福知山支社と神戸支社の管内では山陰線が群を抜いて多い。21年度に同線の園部(京都府南丹市)-東浜(鳥取県岩美町)で10分以上の遅延が生じた事案は271件。ほかは、姫新線(姫路-上月)=51件▽福知山線(新三田-福知山)=47件-など。
福知山支社によると、衝突時は緊急停止を行い、乗務員が車外に下りて車両の異常を確認。線路上にシカの死骸がある時は棒状の道具で線路外に移動させる。回収は保線作業員が行う。
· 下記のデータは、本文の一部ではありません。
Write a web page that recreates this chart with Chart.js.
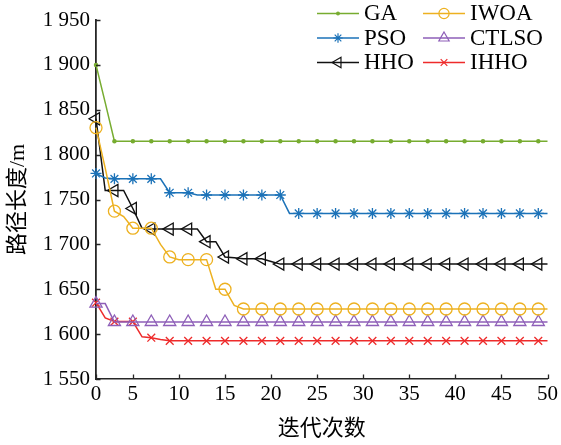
<!DOCTYPE html>
<html>
<head>
<meta charset="utf-8">
<script src="https://cdn.jsdelivr.net/npm/chart.js@4.4.0/dist/chart.umd.min.js"></script>
<style>
  html, body { margin: 0; padding: 0; background: #fff; }
</style>
</head>
<body>
<canvas id="canvasRuta" width="561" height="445"></canvas>
<script>
// iteraciones 1..50
var iteraciones = [
  1, 2, 3, 4, 5, 6, 7, 8, 9, 10,
  11, 12, 13, 14, 15, 16, 17, 18, 19, 20,
  21, 22, 23, 24, 25, 26, 27, 28, 29, 30,
  31, 32, 33, 34, 35, 36, 37, 38, 39, 40,
  41, 42, 43, 44, 45, 46, 47, 48, 49, 50
];

var ga = [
  1900, 1858, 1815, 1815, 1815, 1815, 1815, 1815, 1815, 1815,
  1815, 1815, 1815, 1815, 1815, 1815, 1815, 1815, 1815, 1815,
  1815, 1815, 1815, 1815, 1815, 1815, 1815, 1815, 1815, 1815,
  1815, 1815, 1815, 1815, 1815, 1815, 1815, 1815, 1815, 1815,
  1815, 1815, 1815, 1815, 1815, 1815, 1815, 1815, 1815, 1815
];
var pso = [
  1779, 1774, 1773, 1773, 1773, 1773, 1773, 1773, 1757.5, 1757.5,
  1757.5, 1755, 1755, 1755, 1755, 1755, 1755, 1755, 1755, 1755,
  1755, 1734.5, 1734.5, 1734.5, 1734.5, 1734.5, 1734.5, 1734.5, 1734.5, 1734.5,
  1734.5, 1734.5, 1734.5, 1734.5, 1734.5, 1734.5, 1734.5, 1734.5, 1734.5, 1734.5,
  1734.5, 1734.5, 1734.5, 1734.5, 1734.5, 1734.5, 1734.5, 1734.5, 1734.5, 1734.5
];
var hho = [
  1840, 1760, 1760, 1760, 1740, 1718, 1717, 1717, 1717, 1717,
  1717, 1717, 1703, 1703, 1686, 1685, 1684, 1684, 1684, 1681,
  1678, 1678, 1678, 1678, 1678, 1678, 1678, 1678, 1678, 1678,
  1678, 1678, 1678, 1678, 1678, 1678, 1678, 1678, 1678, 1678,
  1678, 1678, 1678, 1678, 1678, 1678, 1678, 1678, 1678, 1678
];
var iwoa = [
  1830, 1785, 1737, 1731, 1718, 1718, 1718, 1700, 1686, 1683,
  1683, 1683, 1683, 1650, 1650, 1632, 1628, 1628, 1628, 1628,
  1628, 1628, 1628, 1628, 1628, 1628, 1628, 1628, 1628, 1628,
  1628, 1628, 1628, 1628, 1628, 1628, 1628, 1628, 1628, 1628,
  1628, 1628, 1628, 1628, 1628, 1628, 1628, 1628, 1628, 1628
];
var ctlso = [
  1634, 1634, 1613.5, 1613.5, 1613.5, 1613.5, 1613.5, 1613.5, 1613.5, 1613.5,
  1613.5, 1613.5, 1613.5, 1613.5, 1613.5, 1613.5, 1613.5, 1613.5, 1613.5, 1613.5,
  1613.5, 1613.5, 1613.5, 1613.5, 1613.5, 1613.5, 1613.5, 1613.5, 1613.5, 1613.5,
  1613.5, 1613.5, 1613.5, 1613.5, 1613.5, 1613.5, 1613.5, 1613.5, 1613.5, 1613.5,
  1613.5, 1613.5, 1613.5, 1613.5, 1613.5, 1613.5, 1613.5, 1613.5, 1613.5, 1613.5
];
var ihho = [
  1635, 1618, 1614, 1614, 1614, 1597, 1596, 1594, 1592.5, 1592.5,
  1592.5, 1592.5, 1592.5, 1592.5, 1592.5, 1592.5, 1592.5, 1592.5, 1592.5, 1592.5,
  1592.5, 1592.5, 1592.5, 1592.5, 1592.5, 1592.5, 1592.5, 1592.5, 1592.5, 1592.5,
  1592.5, 1592.5, 1592.5, 1592.5, 1592.5, 1592.5, 1592.5, 1592.5, 1592.5, 1592.5,
  1592.5, 1592.5, 1592.5, 1592.5, 1592.5, 1592.5, 1592.5, 1592.5, 1592.5, 1592.5
];

// ticks
var xTickValues = [1, 5, 10, 15, 20, 25, 30, 35, 40, 45, 50];
var xTickLabels = ["0", "5", "10", "15", "20", "25", "30", "35", "40", "45", "50"];
var yTickValues = [1550, 1600, 1650, 1700, 1750, 1800, 1850, 1900, 1950];

var serif = "'Liberation Serif', 'Noto Sans CJK SC', serif";
var axisColor = "#262626";

// estilo de cada serie (orden de la leyenda: fila por fila)
var series = [
  { label: "GA", data: ga, color: "#77ac30", style: "circle", r: 1.6, rot: 0, fill: "#77ac30" },
  { label: "IWOA", data: iwoa, color: "#edb120", style: "circle", r: 6, rot: 0, fill: "rgba(0,0,0,0)" },
  { label: "PSO", data: pso, color: "#1b72b8", style: "star", r: 5.5, rot: 0, fill: "rgba(0,0,0,0)" },
  { label: "CTLSO", data: ctlso, color: "#8e5fb8", style: "triangle", r: 7, rot: 0, fill: "rgba(0,0,0,0)" },
  { label: "HHO", data: hho, color: "#111111", style: "triangle", r: 7, rot: -90, fill: "rgba(0,0,0,0)" },
  { label: "IHHO", data: ihho, color: "#ee2b2b", style: "crossRot", r: 5.5, rot: 0, fill: "rgba(0,0,0,0)" }
];

function markerCada2(r) {
  return function (c) {
    return c.dataIndex % 2 === 0 ? r : 0;
  };
}

var datasets = series.map(function (s) {
  return {
    label: s.label,
    data: s.data,
    borderColor: s.color,
    backgroundColor: s.fill,
    borderWidth: 1.5,
    pointStyle: s.style,
    pointRotation: s.rot,
    pointRadius: markerCada2(s.r),
    pointBorderWidth: 1.3,
    pointBorderColor: s.color,
    pointBackgroundColor: s.fill,
    tension: 0,
    clip: false
  };
});

// marcas de tick hacia dentro, como en MATLAB
var ticksDentro = {
  id: "ticksDentro",
  afterDraw: function (chart) {
    var ctx = chart.ctx;
    var a = chart.chartArea;
    var sx = chart.scales.x;
    var sy = chart.scales.y;
    ctx.save();
    ctx.strokeStyle = axisColor;
    ctx.lineWidth = 1.3;
    ctx.beginPath();
    xTickValues.forEach(function (v) {
      var px = Math.round(sx.getPixelForValue(v)) + 0.5;
      ctx.moveTo(px, a.bottom);
      ctx.lineTo(px, a.bottom - 4.5);
    });
    yTickValues.forEach(function (v) {
      var py = Math.round(sy.getPixelForValue(v)) + 0.5;
      ctx.moveTo(a.left, py);
      ctx.lineTo(a.left + 4.5, py);
    });
    ctx.stroke();
    ctx.restore();
  }
};

// leyenda en dos columnas
var leyenda = {
  id: "leyenda",
  afterDraw: function (chart) {
    var ctx = chart.ctx;
    var colX = [317, 423];
    var rowY = [20, 44.5, 69];
    ctx.save();
    series.forEach(function (s, i) {
      var x0 = colX[i % 2];
      var base = rowY[Math.floor(i / 2)];
      var ly = base - 6.5;
      ctx.strokeStyle = s.color;
      ctx.lineWidth = 1.5;
      ctx.beginPath();
      ctx.moveTo(x0, ly);
      ctx.lineTo(x0 + 42, ly);
      ctx.stroke();
      ctx.fillStyle = s.fill;
      ctx.lineWidth = 1.2;
      Chart.helpers.drawPoint(ctx, {
        pointStyle: s.style,
        radius: s.r * 0.85,
        rotation: s.rot,
        borderWidth: 1.2
      }, x0 + 21, ly);
      ctx.fillStyle = "#000";
      ctx.font = "23px " + serif;
      ctx.textAlign = "left";
      ctx.textBaseline = "alphabetic";
      ctx.fillText(s.label, x0 + 47, base);
    });
    ctx.restore();
  }
};

var ctx = document.getElementById("canvasRuta").getContext("2d");

window.miGrafica = new Chart(ctx, {
  type: "line",
  data: {
    labels: iteraciones,
    datasets: datasets
  },
  plugins: [ticksDentro, leyenda],
  options: {
    responsive: false,
    animation: false,
    layout: {
      padding: { left: 0, right: 10, top: 20, bottom: 0 }
    },
    plugins: {
      legend: { display: false },
      tooltip: { enabled: false }
    },
    scales: {
      x: {
        type: "linear",
        min: 1,
        max: 50,
        afterBuildTicks: function (scale) {
          scale.ticks = xTickValues.map(function (v) { return { value: v }; });
        },
        afterFit: function (scale) {
          scale.height = 66;
        },
        grid: { display: false, drawTicks: false },
        border: { display: true, color: axisColor, width: 1.5 },
        ticks: {
          autoSkip: false,
          maxRotation: 0,
          padding: 3,
          color: "#000",
          font: { family: serif, size: 21 },
          callback: function (v) {
            var k = xTickValues.indexOf(v);
            return k >= 0 ? xTickLabels[k] : "";
          }
        },
        title: {
          display: true,
          text: "迭代次数",
          color: "#000",
          padding: { top: 0, bottom: 3 },
          font: { family: serif, size: 22 }
        }
      },
      y: {
        type: "linear",
        min: 1550,
        max: 1950,
        afterBuildTicks: function (scale) {
          scale.ticks = yTickValues.map(function (v) { return { value: v }; });
        },
        afterFit: function (scale) {
          scale.width = 96;
        },
        grid: { display: false, drawTicks: false },
        border: { display: true, color: axisColor, width: 1.8 },
        ticks: {
          padding: 6,
          color: "#000",
          font: { family: serif, size: 21 },
          callback: function (v) {
            return Math.floor(v / 1000) + " " + String(v % 1000);
          }
        },
        title: {
          display: true,
          text: "路径长度/m",
          color: "#000",
          padding: { top: 5, bottom: 0 },
          font: { family: serif, size: 22 }
        }
      }
    }
  }
});
</script>
</body>
</html>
乗客がけがをしたケースはないが、衝突が原因でブレーキの故障やレールの留め具が緩んだ事例があったという。
国土交通省によると、動物が原因で30分以上の遅れが生じたケースは20年度に全国で1100件を数え、05年度比で10倍に伸びた。輸送障害の原因では「飛び込み自殺」「踏切内の立ち往生」を上回り1位だ。
兵庫県内では近年、但馬北部でシカの密度が高まり、農林業被害が沿岸部まで拡大。地元は捕獲に力を入れているが、山陰線は沿線に道路や集落がない区間も多く、狩猟者が入りにくい側面がある。
■柵増設は見合わせ
香美町の担当者は「そもそも鉄道敷地内の問題に行政は手を出しにくい。国の獣害対策は農林業分野が中心。生活被害を防ぐ事業は町単独で取り組むことになり壁が高い」とする。
JR西はこれまで、養父市や豊岡市内の山陰線で、シカの進入を防ぐ鉄製の柵を計9・2キロにわたって設置。増設を計画していたがコロナ禍で経営が悪化する中、見合わせとなった。シカが嫌う音を出す機器も18基置いたが、決定的な効果は得られていない。
(小林良多)
◇
■対策は沿線全体で、公的資金検討も
兵庫県森林動物研究センター(丹波市)横山真弓研究部長の話 シカの出没は運行の安全や利便性に関わる問題だが、事業者単独では解決が難しい状況。線路内に限らず、沿線全体でシカの密度を下げなければならない。問題を放置せず、公的支援も検討すべきだ。